There is a link to the simulation you should use on Visual Classrooms.  You should model several of your trials as close as possible using the simulation and present the data, and compare it to your actual results.




Summarize it all, and think how the experiment could have been improved.  How could you eliminate your sources of error.
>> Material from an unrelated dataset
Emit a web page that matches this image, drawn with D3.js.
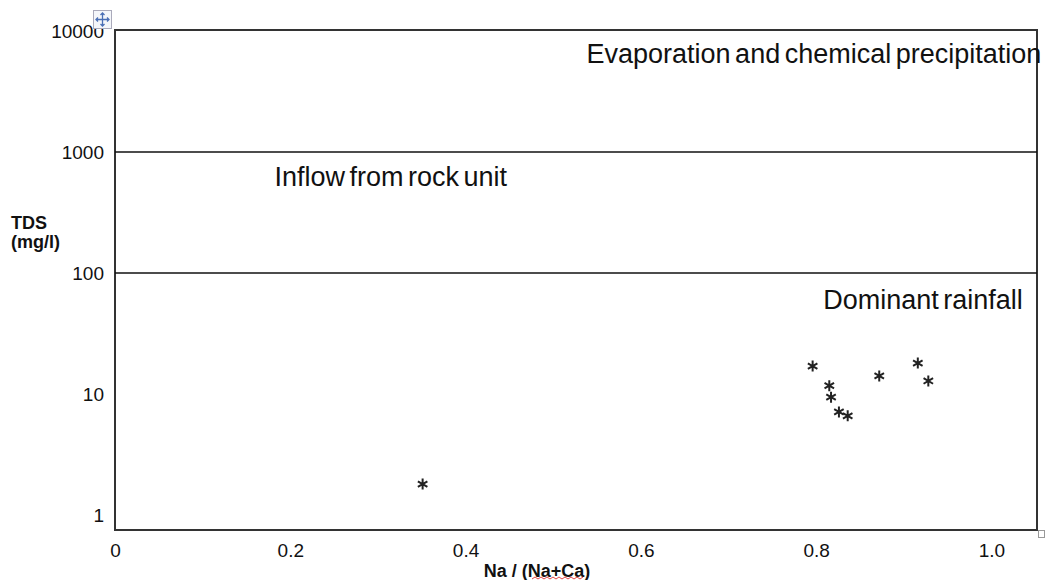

Have realistic solutions.   Think about what led to inconsistencies in your experiments.

Remember to include an appendix with bibliography, pictures, sample calculations, derivations etc.
By sample calculations, I mean one example of every calculation that you did (which you did for six different experiments) to generate your tables.

Primary Sources

So what kinds of primary sources are out there for this report?  There are 3 articles posted in the documents section of Blackboard.  The rest are either on Google Books or in the BU Library.  Most e-journals you can access from the BU Library online using your Kerebos Password.

The easy route is Newton, which momentum and the third law and the Principia.
1.  Principia  p 92 from PDF  COROLLARY III.   States the Conservation of Momentum
Definition 2
In the second law, change in motion means momentum.  You can find this in the Physics Great Hall.

2.  Leibniz  Philosophical papers and letters; a selection translated and edited, with an introd., by Leroy E. Loemker  Mugar B2558 .F56~ v. 1& 2
P 296 available on Google Books        p 435 also of interest
Now, energy was not a solid idea until the 19th century.  However, in a primative form, it was a competing idea to Newton.  Leibniz came up with a concept called vis viva.  Note, this is not energy as we have learned it in class, but it led to the idea.

3.  George E. Smith, The Vis Viva Dispute: A Controversy at the Dawn of Dynamics”, Physics Today 59 (October 2006) Issue 10 pp 31-36.
This is actually a great and easy to read article.  You can access it through the BU library e-journals.  There is also a copy in the Physics Great Hall.

4. Wallis   Scott, J. F. (Joseph Frederick)  The mathematical work of John Wallis, D.D., F.R.S., (1616-1703) / by J.F. Scott with a foreword by E.N. da C. Andrade.     In Mugar this is QA29.W3 S3 1981 Also available on Google Books.  Start with p 97-99, and again on p 102-105

5.  Coriolis    Gaspard-Gustave Coriolis   Both Coriolis and Poncelet published in 1829; the paper by Coriolis being Du Calcul de l’effet des machines. (“Calculation of the Effect of Machines”) The contribution of Coriolis, Poncelet, and Navier to the concept of ‘work’ is examined in detail.  I Grattan-Guinness, Work for the workers : advances in engineering mechanics and instruction in France, 1800-1830, Ann. of Sci. 41 (1) (1984), 1-33.         Mugar Q1 .F36~ v. 41 1984  This is by special order.

6.  There is an article from the Journal of British History by Hall posted on Blackboard by Rupert Hall.  This goes into a lot of detail about the experiments by Wallis with Pendulum type collisions.